Marcas, por exemplo, foram introduzidas como forma de proteção ao consumidor, para que o consumidor possa estabelecer uma relação de confiança com fornecedores, incentivando fornecedores a oferecer produtos e serviços de qualidade, concedendo-lhes mecanismos para impedir a oferta de produtos de qualidade inferior fazendo-se passar pelos seus. Ganha o consumidor, ganha a sociedade. Até que começaram a usar a prerrogativa da exclusividade no uso de marcas não como indicador de qualidade, mas como mecanismo anti-concorrencial, integrando marcas no desenho de produtos como forma de impedir a comercialização de produtos visualmente indistinguíveis, como uniformes e materiais esportivos comemorativos. Com menos concorrência, a sociedade perde.

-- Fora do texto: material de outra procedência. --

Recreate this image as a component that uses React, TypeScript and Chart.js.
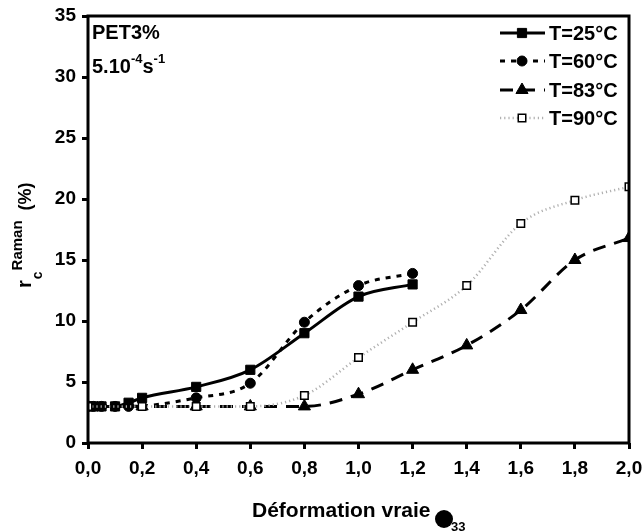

Já patentes foram introduzidas para acelerar o progresso científico e tecnológico, incentivando inventores a publicarem suas invenções com aplicação industrial que, de outra forma, poderiam ser mantidas secretas a fim de preservar a vantagem produtiva que conferem ao inventor. O incentivo é preservar juridicamente a exclusividade no uso industrial, a despeito da publicação do segredo, e mesmo que haja reinvenção independente. Não sendo provável a reinvenção independente, ganha a sociedade, daí os critérios (hoje fracos demais) de exigência não obviedade. O objetivo, vale realçar, nunca foi proporcionar ao inventor uma forma de receber remuneração pela invenção, ou de recuperar os inventimentos em pesquisa que levaram a ela, como argumentam os que defendem a noção de propriedade aplicada a ideias. A sociedade não tem obrigação alguma de propiciar-lhe modelos de negócio ou conceder-lhes exclusividade sobre ideias. Com patentes, busca-se nada mais que incentivar a publicação de invenções com aplicação industrial, para benefício da sociedade, minimizando o sacrifício necessário para alcançá-lo.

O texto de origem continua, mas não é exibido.